Start by differentiating each of these functions with respect to $$t$$:

$$\begin{aligned}\frac{\text dx}{\text dt}&=2\\\frac{\text dy}{\text dt}&=8t+10\end{aligned}$$​​

Thus, by the chain rule:

$$\begin{aligned}\frac{\text dy}{\text dx}&=\frac{8t+10}{2}\\&=4t+5\end{aligned}$$​​

Finally, you express this in terms of $$x$$ using the original parametric equation $$x=2t+1$$. This implies that $$t=\frac{x-1}{2}$$ and hence:

$$\begin{aligned}\frac{\text dy}{\text dx}&=4\left(\frac{x-1}{2}\right)+5\\&=\underline{2x+3}\end{aligned}$$​​

Note: It is possible to express this function non-parametrically: $$y=x^2+3x$$. See that differentiating this gives the same as concluded above.

Example 2

Find the gradient at the point where $$x=2$$ of the curve given by the parametric equations 

$$\begin{aligned}x&=3\cos(\theta)\\y&=\sin(\theta)\end{aligned}$$​​

Differentiate each of these with respect to $$\theta$$:​

$$\begin{aligned}\frac{\text dx}{\text d\theta}&=-3\sin(\theta)\\\frac{\text dy}{\text d\theta}&=\cos(\theta)\end{aligned}$$​​

Therefore, the chain rule says:

$$\begin{aligned}\frac{\text dy}{\text dx}&=\frac{\cos(\theta)}{-3\sin(\theta)}\end{aligned}$$​​

Now use the parametric equations to express this in terms of $$x$$.

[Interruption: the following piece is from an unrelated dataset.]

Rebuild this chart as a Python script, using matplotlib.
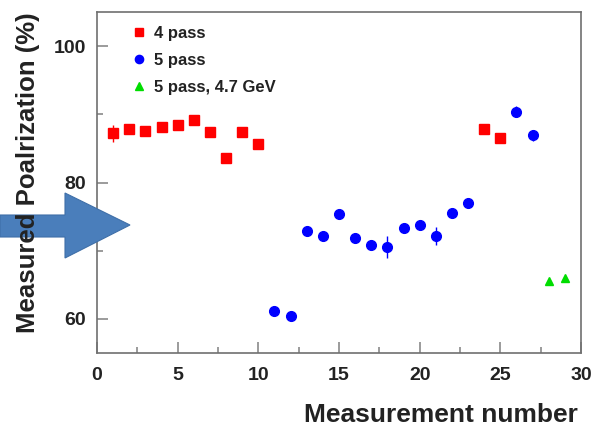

You already have that $$\cos(\theta)=\frac{x}3$$. But you can also use this to find an expression for $$\sin(\theta)$$:

$$\begin{aligned}\cos(\theta)&=\frac{x}3\\\cos^2(\theta)&=\frac{x^2}{9}\\1-\cos^2(\theta)&=1-\frac{x^2}9\\&=\frac{9-x^2}9\\\sin^2(\theta)&=\frac{9-x^2}9\\\sin(\theta)&=\frac{\sqrt{9-x^2}}3\end{aligned}$$​​

So

$$\begin{aligned}\frac{\text dy}{\text dx}&=\frac{\frac{x}3}{-3\frac{\sqrt{9-x^2}}3}\\&={-\frac{x}{3\sqrt{9-x^2}}}\end{aligned}$$​​

When $$x=2$$, the gradient is 

$$\begin{aligned}\frac{\text dy}{\text dx}&=-\frac{x}{3\sqrt{9-x^2}}\\&=-\frac{2}{3\sqrt{9-2^2}}\\&=\underline{-\frac{2\sqrt{15}}{15}}\\&\approx\underline{-0.298}\end{aligned}$$​​